First off, time running “linear” in a realm without physicality needs to be nailed down somewhat, because the more you think about it, the less sense it makes.
What creates time in this world is the march of causality. If you hit a cue ball against a rack of billiards balls, every event happens as a result of a previous event. The fact that everything interacts with everything makes for a continuity.
That continuity gets broken whenever there isn’t interaction. If the world between worlds doesn’t interact with the current world according to the same kind of physical rules, then the sense of time gets disconnected as well.
When you are asleep, your sense of time gets similarly blunted. You can spend ages dreaming or minutes, and you wake up the next day and barely feel the passage of time. You don’t feel it because the dream world going on in your head doesn’t have any causality interactions with the real world. The space between physical realms is a lot like dreamland in this sense. It doesn’t interact, so time doesn’t feel the same.
If you absolutely, had to have it so you experienced events at the same pace as you did when you were alive, after you die, then I imagine you wouldn’t get much time to do what is typically said you do after you die, reflect back on your life and learn lessons.
This post-death reflection used to give me a lot of problems. You see, there’s this ironclad rule that I’ve observed in all of existence, if anything related to beings could be said to be absolute, this would be it: Consciousness growth cannot be accelerated. There’s nothing you can do that will make it go any faster.
This flies in the face of one of my biggest teachers, Dr. David R. Hawkins. He insists that consciousness growth can go faster or even reverse. Yet, in all of my research, all of my investigations, I’ve not been able to find any way for consciousness growth to be accelerated. I’ve since come to understand that Hawkins just doesn’t have a full understanding of consciousness at it’s most fundamental level, leading to the error.
But this reflection period after death would seem to clearly break the rule. You see, it’s not just you that’s there in the afterlife. God is there too. With all the time in the world, and access to God, surely you’ll be able to come out of death way more conscious than you were before.
So one way I imagined to cut back on the reflection period is for you to ‘only be able to experience so much’ before you reincarnate. Having a real sense of time in the afterlife would seem to do the trick. But it doesn’t work. The more you think about it, the less sense it makes. It’s just a kludge, handwaving over the infinite.
Luckily I have a better solution. One even more weird and amazing.
That proximity to God does not have to necessarily make you more conscious. God is God, he can do whatever he wants, including make individual consciousnesses more or less conscious. We’re just fragments of his mind, after all. But God does not want carbon copy clones of himself, and that’s what happens when he takes charge of the evolution of individuals like that.
So instead he sees us with a mechanic’s eye, way more in-depth than we ever could ourselves, and is super-careful to not bulldoze over our delicate individualities.
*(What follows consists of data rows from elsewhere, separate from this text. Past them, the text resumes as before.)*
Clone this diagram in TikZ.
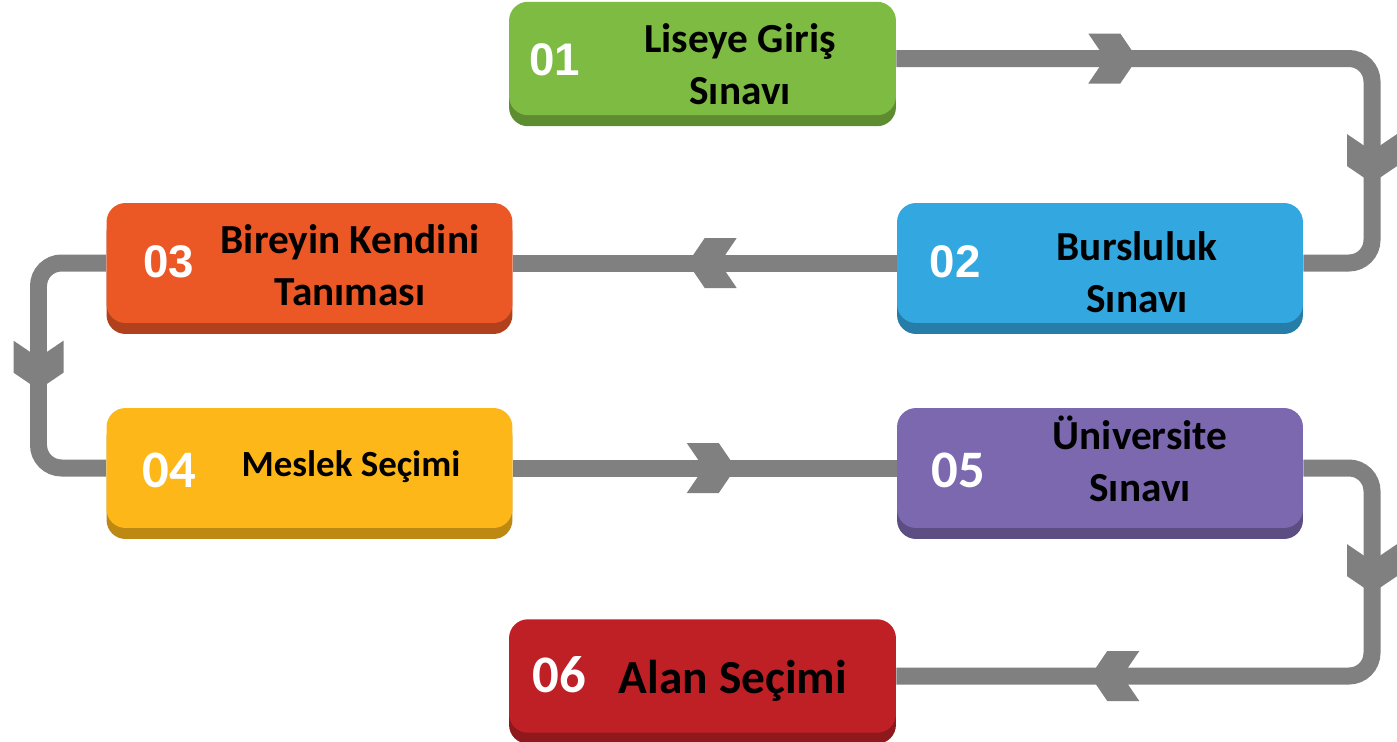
\documentclass[tikz,border=0pt]{standalone}
\usepackage{fontspec}
\setmainfont{Carlito}
\newfontfamily\arialfont{Liberation Sans}
\usetikzlibrary{shadows,decorations.markings,backgrounds}

\definecolor{stgreen}{HTML}{7DBB42}
\definecolor{stblue}{HTML}{33A8E0}
\definecolor{storange}{HTML}{EC5726}
\definecolor{styellow}{HTML}{FDB718}
\definecolor{stpurple}{HTML}{7B68AE}
\definecolor{stred}{HTML}{BE2026}
\definecolor{linegray}{HTML}{808080}

\begin{document}
\begin{tikzpicture}[x=0.02cm,y=-0.02cm,
    stage/.style={fill=#1, rounded corners=0.38cm, inner sep=0pt,
      minimum width=8.12cm, minimum height=2.4cm,
      general shadow={fill=#1!75!black, shadow yshift=-0.22cm}},
    small/.style={minimum width=7.74cm, minimum height=2.27cm},
    lbl/.style={font=\bfseries\fontsize{23.5}{29.5}\selectfont, align=center, inner sep=0pt},
    num/.style={font=\arialfont\bfseries\fontsize{26}{30}\selectfont, text=white, inner sep=0pt},
    numc/.style={num, font=\bfseries\fontsize{30}{34}\selectfont},
    conn/.style={draw=linegray, line width=0.34cm, rounded corners=0.46cm},
    chev/.style={postaction={decorate, decoration={markings,
      mark=at position #1 with {\fill[linegray, sharp corners] (0,0) -- (-17,25) -- (-49,25)
        -- (-32,0) -- (-49,-25) -- (-17,-25) -- cycle;}}}}]
  \useasboundingbox (0,0) rectangle (1397,741);

  % stages
  \node[stage=stgreen, small] (g01) at (702.5,58.5) {};
  \node[stage=stblue] (b02) at (1100,263) {};
  \node[stage=storange] (o03) at (309.5,263) {};
  \node[stage=styellow] (y04) at (309.5,468) {};
  \node[stage=stpurple] (p05) at (1100,468) {};
  \node[stage=stred, small] (r06) at (702.5,676) {};

  % numbers
  \node[num] (n01) at (555,60) {01};
  \node[num] (n02) at (955,262) {02};
  \node[num] (n03) at (169,262) {03};
  \node[numc] (n04) at (169,470) {04};
  \node[numc] (n05) at (958,470) {05};
  \node[numc] (n06) at (559,675) {06};

  % texts
  \node[lbl] (t01) at (740,64) {Liseye Giriş\\Sınavı};
  \node[lbl] (t02) at (1137,272) {Bursluluk\\Sınavı};
  \node[lbl] (t03) at (350,265) {Bireyin Kendini\\Tanıması};
  \node[lbl, font=\bfseries\fontsize{21}{29}\selectfont] (t04) at (351,467) {Meslek Seçimi};
  \node[lbl] (t05) at (1140,459) {Üniversite\\Sınavı};
  \node[lbl, font=\bfseries\fontsize{27}{30}\selectfont] (t06) at (733,681) {Alan Seçimi};

  \coordinate (bend1) at (1372,160);
  \coordinate (bend3) at (38.5,360);
  \coordinate (bend5) at (1372,570);

  \begin{scope}[on background layer]
    \draw[conn, chev=4.82cm, chev=11.81cm] (g01.east) -| (bend1) |- (b02.east);
    \draw[conn, chev=4.18cm] (b02.west) -- (o03.east);
    \draw[conn, chev=3.69cm] (o03.west) -| (bend3) |- (y04.west);
    \draw[conn, chev=4.46cm] (y04.east) -- (p05.west);
    \draw[conn, chev=3.68cm, chev=-3.88cm] (p05.east) -| (bend5) |- (r06.east);
  \end{scope}
\end{tikzpicture}
\end{document}
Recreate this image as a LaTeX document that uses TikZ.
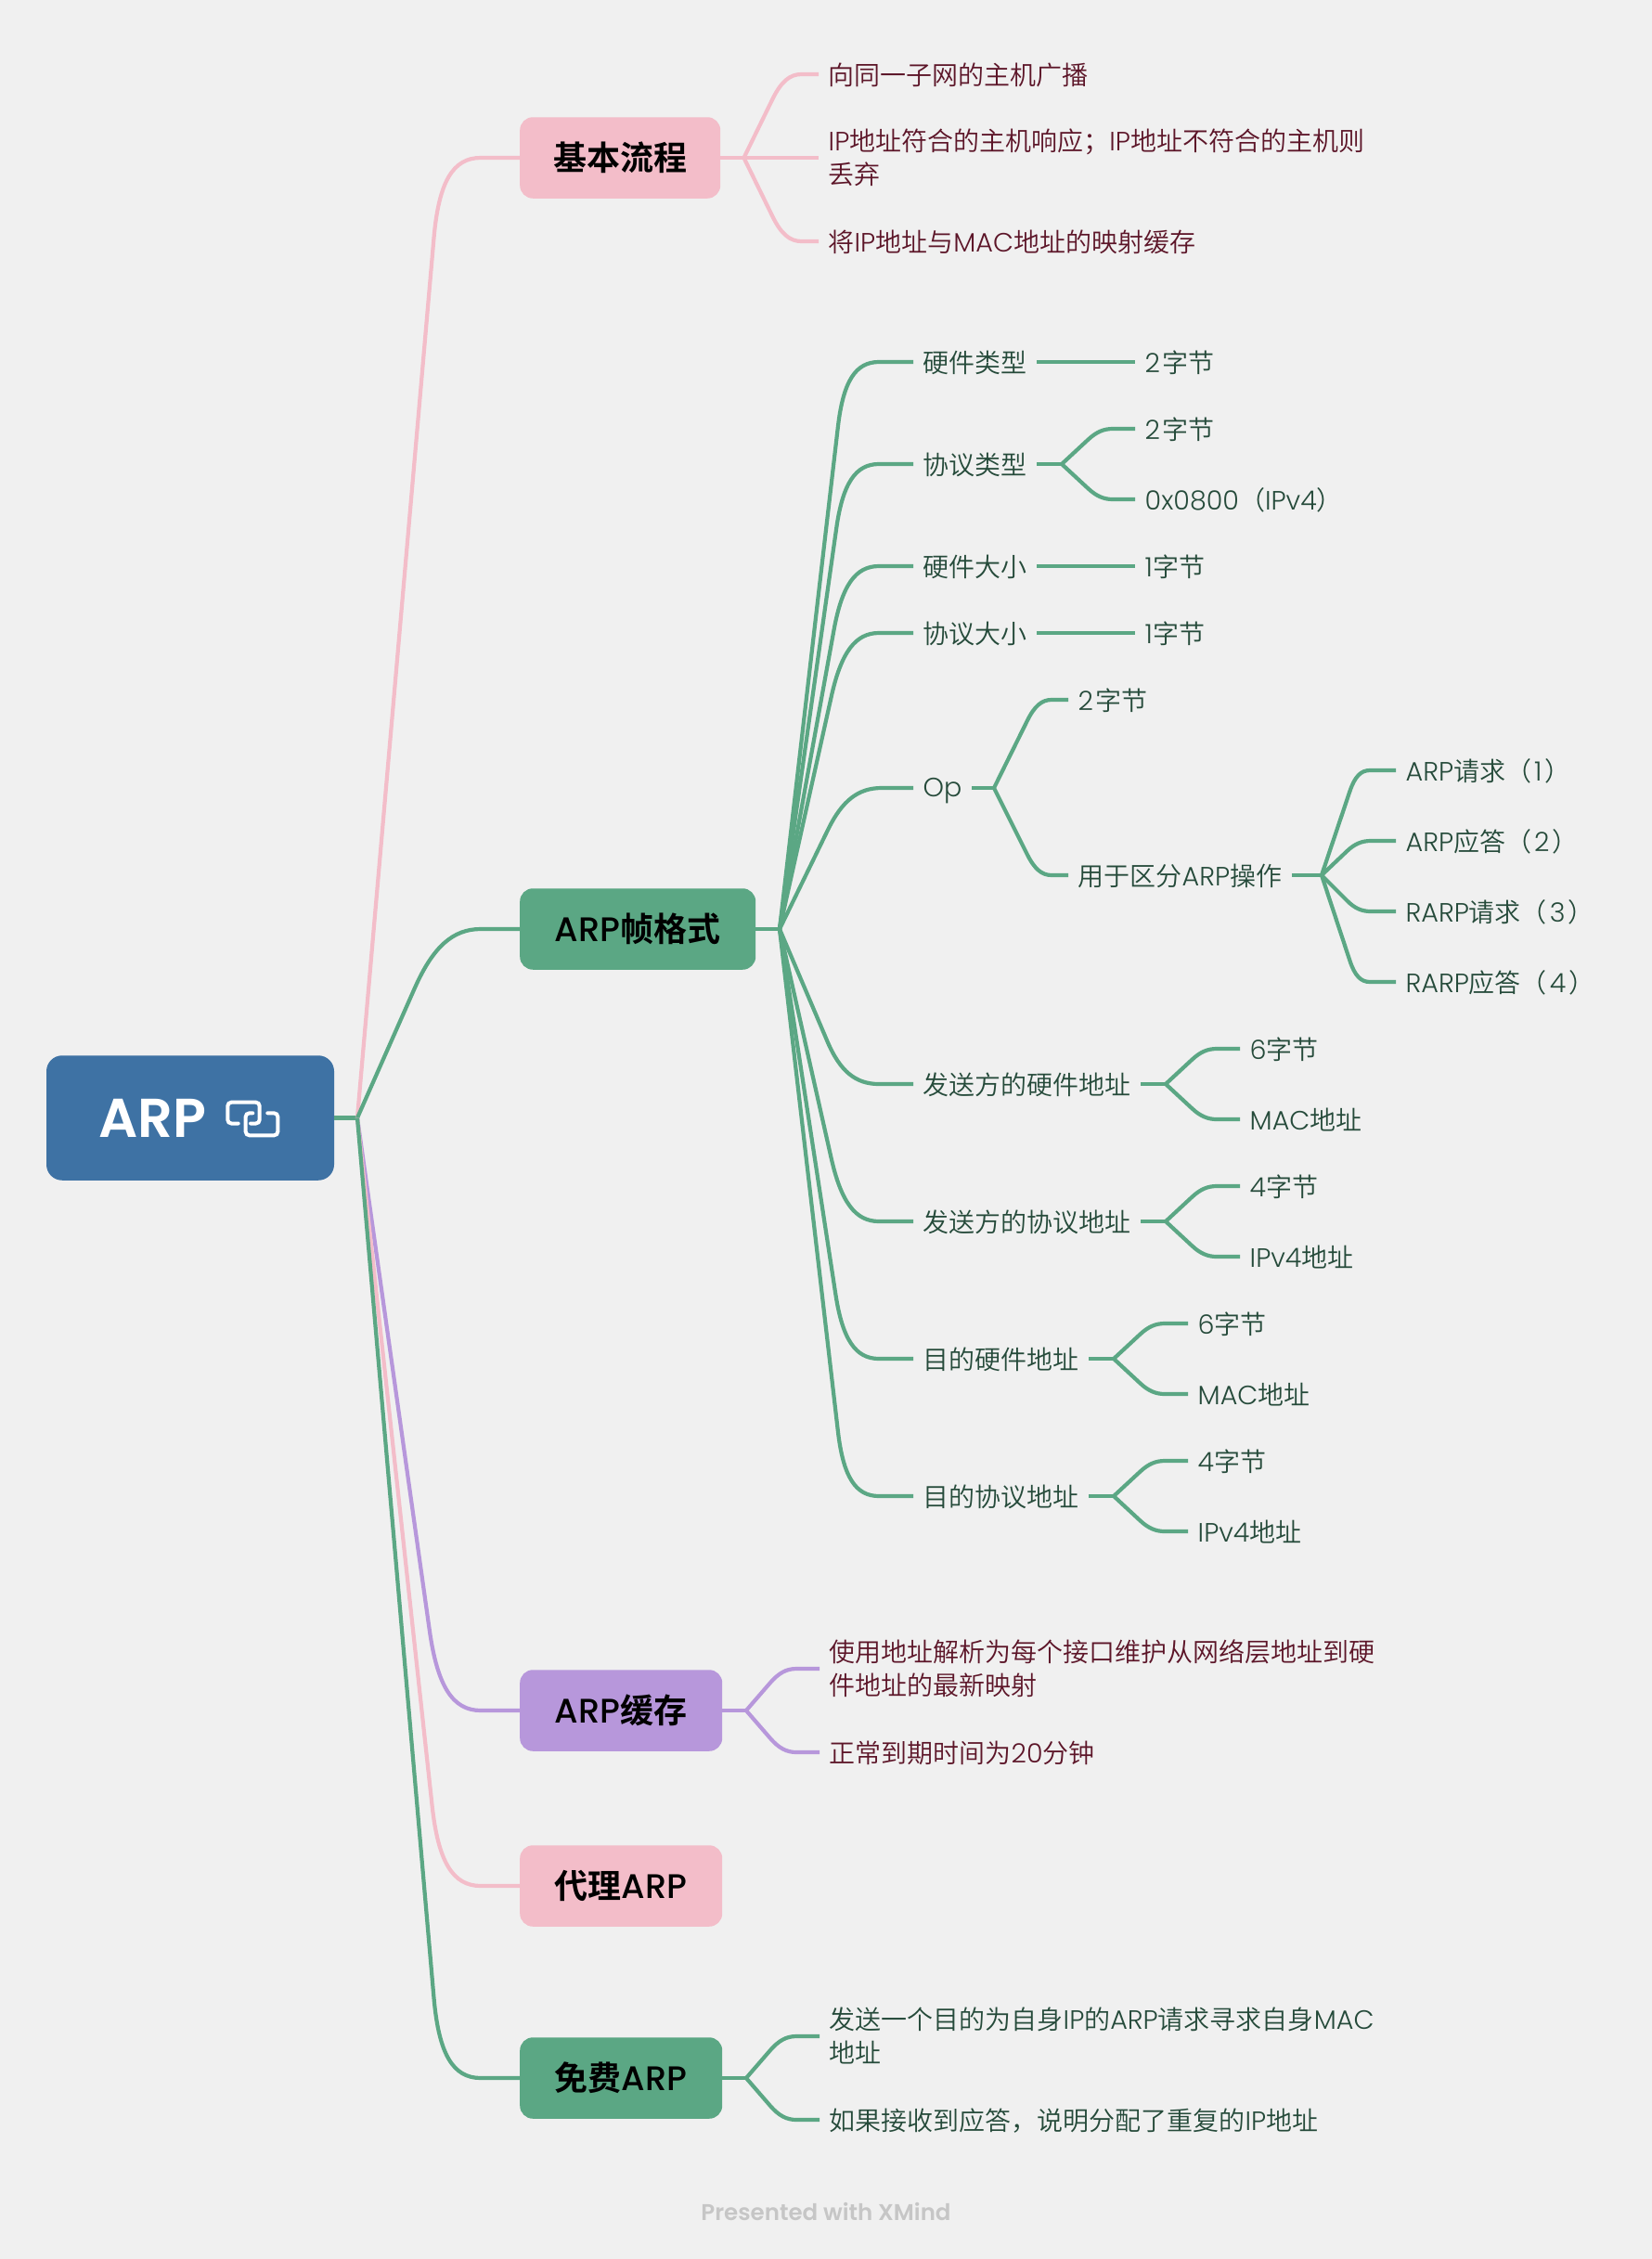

The one thing God cannot do by himself is expand. Growth is denied to the thing which is defined as all possibilities. The entirety of his creation, all of us, together, create evolution in God. We lead the way for God to make even more possible.
It’s really just math. An individual cannot expand faster than God can see. All individuals, on the other hand, can create new dynamics that even God has not witnessed. Each individual has its own creation space, we call them our minds. The combinatorial explosion creates emergent behavior for God himself to discover and learn from, to use the parlance of computer science.
God is powerful enough to be all things to all people. But he cannot literally contain all possibilities of all people, if he’s purposefully operating on the edge of his abilities. And that’s what he does, all the time.
So yeah. When you’re dead, you basically run through the patterns of your life. God helps you understand them. You grow a little bit, but the lack of new input puts an ultimate limit on how much time you can spend there. As you mature spiritually, you can spend more time there. But it’s always a side show compared to living life at the fullest of our capabilities, and that can only happen in a physical realm with real limits that we have to overcome.